JAKARTA – Sejarah hari ini, 21 tahun yang lalu, 24 Januari 2002, Presiden Megawati Soekarnoputri membuka Sidang Tanwir salah satu organisasi Islam terbesar, Muhammadiyah. Acara itu berlangsung di Grand Inna Bali Beach Hotel Sanur, Bali. Kehadiran Megawati menjadi refresentasi hangatnya hubungan pemerintah dengan Muhammadiyah.
Sebelumnya, Megawati kerap mendukung penuh eksistensi Muhammadiyah dalam agenda mencerdaskan anak bangsa. Dukungan itu karena keluarganya sendiri –kakek dan ayah—pernah jadi bagian dari Muhammadiyah.
Megawati Soekarnoputri amat dekat dengan Muhammadiyah. Kedekatan itu telah dibangun sedari dulu oleh kelurganya. Kakeknya, Hasan Din dan Ayahnya, Soekarno diketahui aktif menjadi bagian Muhammadiyah di Bengkulu.
Megawati pun tak mau kalah. Ia yang kala itu telah menjadi orang nomor satu di Indonesia (2001-2004) aktif mendukung agenda segala macam agenda Muhammadiyah. Apalagi pada era Ahmad Syafii Maarif yang menjabat sebagai Ketua Umum PP Muhammadiyah (1998-2005).
Pria yang kerap disapa Buya Syafii itu tampak mendukung penuh kepemimpinan Megawati. Baginya, terpilihnya Megawati sebagai Presiden Indonesia adalah sebuah fenomena besar. Kehadiran Megawati mampu terabas anggapan lama bahwa wanita tak memiliki kekuatan layaknya kaum pria untuk memimpin.
Nyatanya, Megawati mampu memimpin Indonesia. kepemimpinan kemudian disamakan oleh Buya Syafii seperti pemimpin wanita dunia lainnya. Antara lain Indira Gandhi, Benazir Bhutto, hingga Margaret Hilda Thatcher. Lebih lagi, Megawati mampu memimpin salah satu partai besar di tanah air, Partai Demokrasi Indonesia Perjuangan (PDIP).
“Dalam perspektif ini, tampilnya Bu Mega sebagai presiden wanita pertama menjadi tonggak penting untuk merubuhkan pendapat kuno tentang posisi perempuan dalam ungkapan: suwarga nunut, naraka katut (masuk surga ikut –suami--, masuk neraka pun terbawa).”

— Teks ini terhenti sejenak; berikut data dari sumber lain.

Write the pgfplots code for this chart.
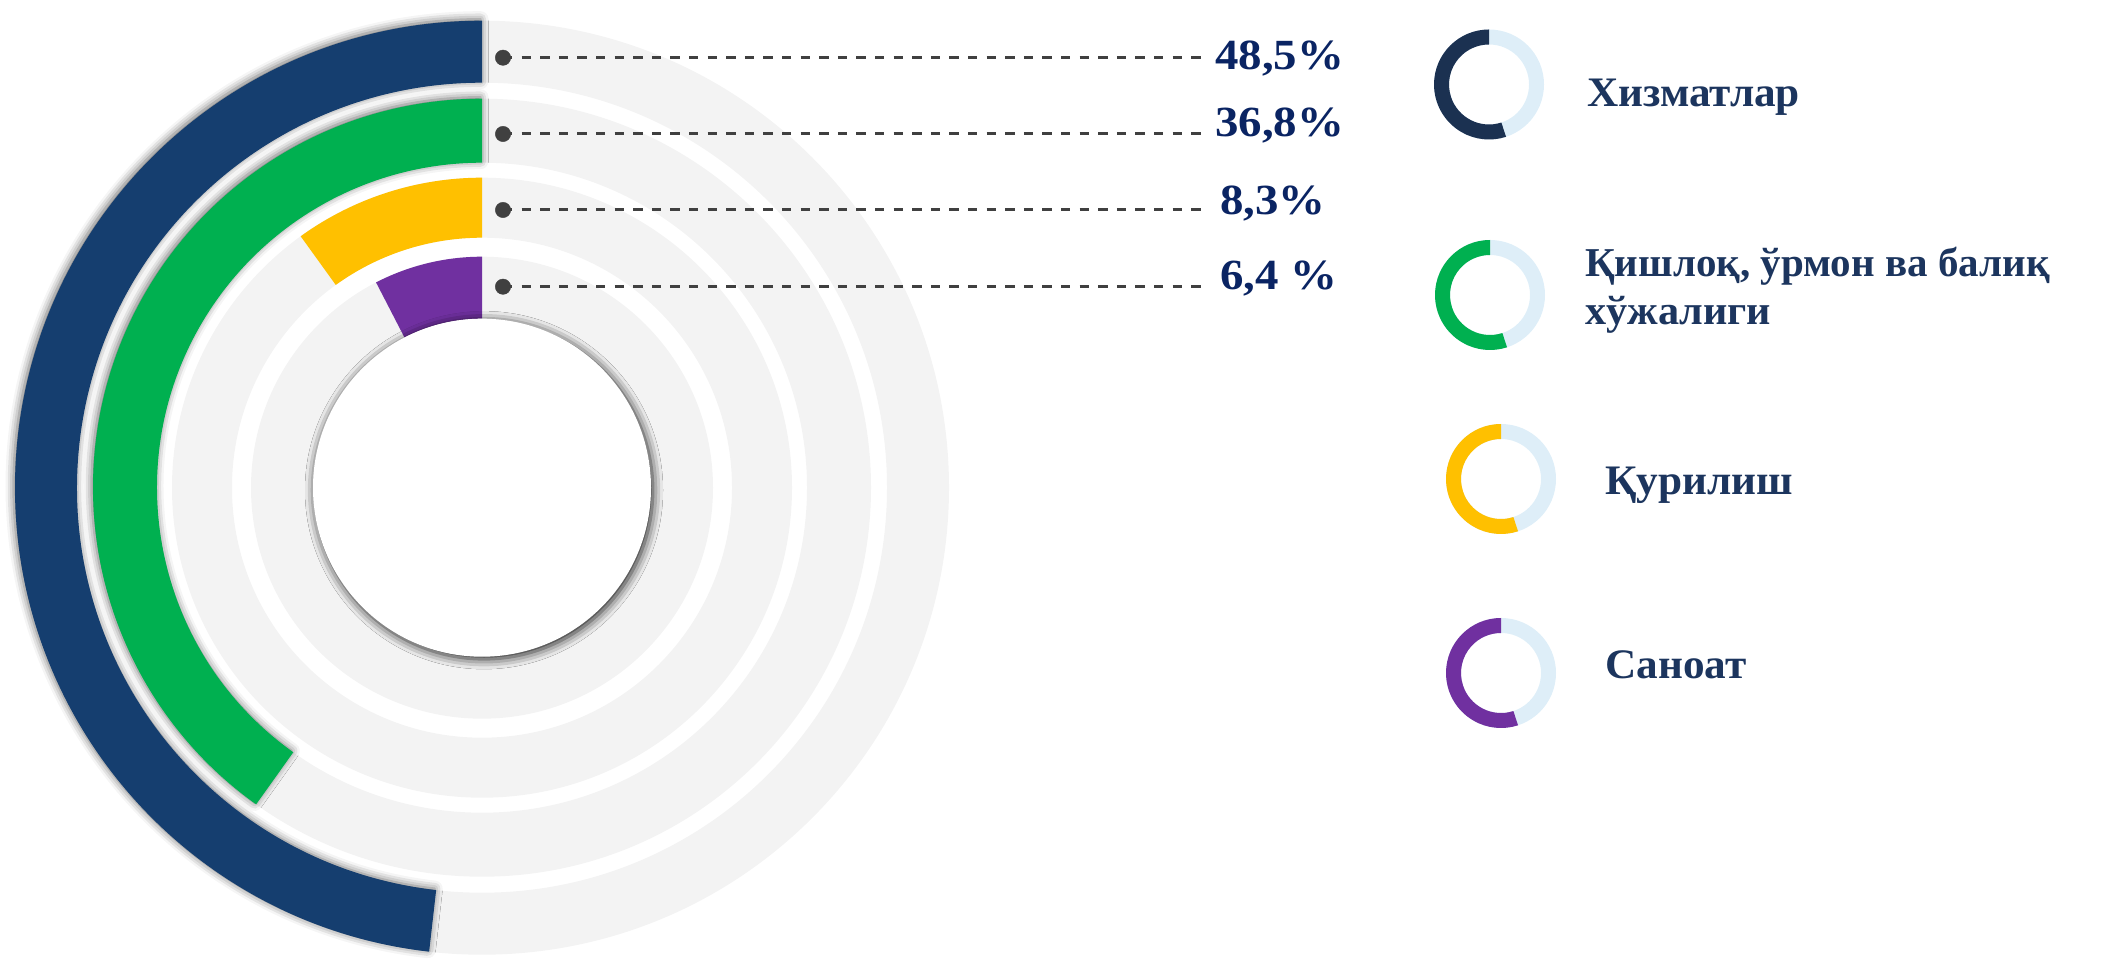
\documentclass[border=0pt]{standalone}
\usepackage{pgfplots}
\pgfplotsset{compat=1.18}
\usepackage{pgfplotstable}
\usepackage{fontspec}
\setmainfont{Liberation Serif}
\newfontfamily\pctfont{Liberation Serif}[FakeStretch=1.09]
\newfontfamily\legfont{Liberation Serif}[FakeStretch=1.03]
\usetikzlibrary{shadows.blur}

\definecolor{cBlue}{HTML}{153E6F}
\definecolor{cGreen}{HTML}{00B050}
\definecolor{cYellow}{HTML}{FFC000}
\definecolor{cPurple}{HTML}{7030A0}
\definecolor{cGray}{HTML}{F3F3F3}
\definecolor{cNavy}{HTML}{1B3151}
\definecolor{cLight}{HTML}{DEEEF8}
\definecolor{cText}{HTML}{1C355E}
\definecolor{cPct}{HTML}{0A2463}
\definecolor{cLine}{HTML}{404040}

\tikzset{
  ringshadow/.style={blur shadow={shadow xshift=-1.5pt, shadow yshift=1.5pt, shadow blur radius=8pt, shadow opacity=60}},
  noshadow/.style={}
}

% ring data: drawn span (degrees, counter-clockwise from 12 o'clock), outer/inner radius
\pgfplotstableread{
idx span  rout rin col     sh
0   173.5 467  405 cBlue   ringshadow
1   144.5 389  325 cGreen  ringshadow
2   35.8  310  250 cYellow noshadow
3   27.3  231  169 cPurple noshadow
}\ringdata

% legend icons: centre x, y and colour
\pgfplotstableread{
idx x    y     col
0   1489 875.5 cNavy
1   1490 665   cGreen
2   1501 481   cYellow
3   1501 287   cPurple
}\legdata

\begin{document}
\begin{tikzpicture}
\begin{axis}[
  x=1pt, y=1pt,
  xmin=0, xmax=2103, ymin=0, ymax=960,
  hide axis, clip=false,
]
\coordinate (c) at (axis cs:482,472.3);
\coordinate (bl) at (axis cs:0,0);
\coordinate (tr) at (axis cs:2103,960);

% grey background rings
\pgfplotsinvokeforeach{0,...,3}{
  \pgfplotstablegetelem{#1}{rout}\of\ringdata \let\ro\pgfplotsretval
  \pgfplotstablegetelem{#1}{rin}\of\ringdata \let\ri\pgfplotsretval
  \edef\temp{\noexpand\fill[cGray, even odd rule] (c) circle[radius=\ro pt] (c) circle[radius=\ri pt];}
  \temp
}
% coloured ring segments
\pgfplotsinvokeforeach{0,...,3}{
  \pgfplotstablegetelem{#1}{span}\of\ringdata \let\sp\pgfplotsretval
  \pgfplotstablegetelem{#1}{rout}\of\ringdata \let\ro\pgfplotsretval
  \pgfplotstablegetelem{#1}{rin}\of\ringdata \let\ri\pgfplotsretval
  \pgfplotstablegetelem{#1}{col}\of\ringdata \let\co\pgfplotsretval
  \pgfplotstablegetelem{#1}{sh}\of\ringdata \let\sh\pgfplotsretval
  \pgfmathsetmacro\ea{90+\sp}
  \edef\temp{\noexpand\fill[\co,\sh] ([shift={(90:\ro pt)}]c) arc[start angle=90, end angle=\ea, radius=\ro pt] -- ([shift={(\ea:\ri pt)}]c) arc[start angle=\ea, end angle=90, radius=\ri pt] -- cycle;}
  \temp
}
% centre hole with shadow
\fill[white, blur shadow={shadow xshift=2pt, shadow yshift=-2.5pt, shadow blur radius=10pt, shadow opacity=90}] (c) circle[radius=169pt];

% leader lines and dots
\addplot[cLine, line width=3pt, dash pattern=on 9.3pt off 9.3pt] coordinates {(503,902.3) (1203,902.3)};
\addplot[cLine, line width=3pt, dash pattern=on 9.3pt off 9.3pt] coordinates {(503,826) (1203,826)};
\addplot[cLine, line width=3pt, dash pattern=on 9.3pt off 9.3pt] coordinates {(503,750) (1203,750)};
\addplot[cLine, line width=3pt, dash pattern=on 9.3pt off 9.3pt] coordinates {(503,673.3) (1203,673.3)};
\addplot[only marks, mark=*, mark size=7.7pt, cLine] coordinates {(503,902.3) (503,826) (503,750) (503,673.3)};

% percentage labels
\node[anchor=base west, text=cPct, font=\fontsize{43}{48}\pctfont\bfseries, inner sep=0pt] at (axis cs:1215,890) {48,5\%};
\node[anchor=base west, text=cPct, font=\fontsize{43}{48}\pctfont\bfseries, inner sep=0pt] at (axis cs:1215,823.3) {36,8\%};
\node[anchor=base west, text=cPct, font=\fontsize{43}{48}\pctfont\bfseries, inner sep=0pt] at (axis cs:1220,745) {8,3\%};
\node[anchor=base west, text=cPct, font=\fontsize{43}{48}\pctfont\bfseries, inner sep=0pt] at (axis cs:1220,670) {6,4 \%};

% legend icons
\pgfplotsinvokeforeach{0,...,3}{
  \pgfplotstablegetelem{#1}{x}\of\legdata \let\lx\pgfplotsretval
  \pgfplotstablegetelem{#1}{y}\of\legdata \let\ly\pgfplotsretval
  \pgfplotstablegetelem{#1}{col}\of\legdata \let\co\pgfplotsretval
  \edef\temp{\noexpand\coordinate (l#1) at (axis cs:\lx,\ly);
    \noexpand\fill[cLight, even odd rule] (l#1) circle[radius=55pt] (l#1) circle[radius=40pt];
    \noexpand\fill[\co] ([shift={(90:55pt)}]l#1) arc[start angle=90, end angle=288, radius=55pt] -- ([shift={(288:40pt)}]l#1) arc[start angle=288, end angle=90, radius=40pt] -- cycle;}
  \temp
}

% legend texts
\node[anchor=base west, text=cText, font=\fontsize{42}{48}\legfont\bfseries, inner sep=0pt] at (axis cs:1587,853.3) {Хизматлар};
\node[anchor=base west, text=cText, font=\fontsize{41}{48}\selectfont\bfseries, inner sep=0pt] at (axis cs:1585,683.3) {Қишлоқ, ўрмон ва балиқ};
\node[anchor=base west, text=cText, font=\fontsize{41}{48}\legfont\bfseries, inner sep=0pt] at (axis cs:1585,635) {хўжалиги};
\node[anchor=base west, text=cText, font=\fontsize{42}{48}\legfont\bfseries, inner sep=0pt] at (axis cs:1605,465) {Қурилиш};
\node[anchor=base west, text=cText, font=\fontsize{42}{48}\legfont\bfseries, inner sep=0pt] at (axis cs:1605,281) {Саноат};
\end{axis}
\pgfresetboundingbox
\path[use as bounding box] (bl) rectangle (tr);
\end{tikzpicture}
\end{document}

“Ungkapan ini adalah gambaran kultur feodal yang pekat, di mana kaum perempuan tidak lebih dari pelayan. Fenomena abad modern telah melumpuhkan pandangan yang tidak adil dan tidak manusiawi itu,” ungkap Ahmad Syafii Maarif dalam buku Megawati: Anak Putra Sang Fajar (2012).
Kedekatan itulah yang membuat Megawati kerap diundang sebagai tamu istimewa dalam hajatan yang dilanggengkan Muhammadiyah. Acara SIdang Tanwir Muhammadiyah yang digelar di Grand Inna Bali Beach Hotel Bali pada 24 hingga 27 Januari 2002, misalnya.
Megawati pun didaulat untuk meresmikan Tanwir Muhammadiyah pada 24 Januari 2002. Kedatangan Megawati sebagai bentuk dukungan kepada Muhammadiyah. Megawati mendukung penuh agenda dakwah Muhammadiyah pada lingkup PDIP. Pun kehadiran Megawati sebagai penegas bahwa hubungan pemerintah dan Muhammadiyah semakin mesra.
“Awal Januari 2002, PP Muhammadiyah mengundang Presiden Megawati untuk membuka Sidang Tanwir Muhamamdiyah di Sanur, Denpasar, Bali. Bu Mega datang bersama Pak Taufik Kiemas. Sebagai Ketua PP Muhammadiyah ketika itu, saya bersama anggota PP yang lain menyambut kedatangan keduanya dengan perasaan gembira.
“Tahun-tahun itu Muhammadiyah sedang mencanangkan perlunya digalakkan gerakan kultural sebagai salah satu metode dakwah Muhammadiyah. Sekitar 80 persen massa PDIP adalah umat Islam yang perlu disentuh oleh gerakan dakwah Muhammadiyah,” lanjut Buya Syafii.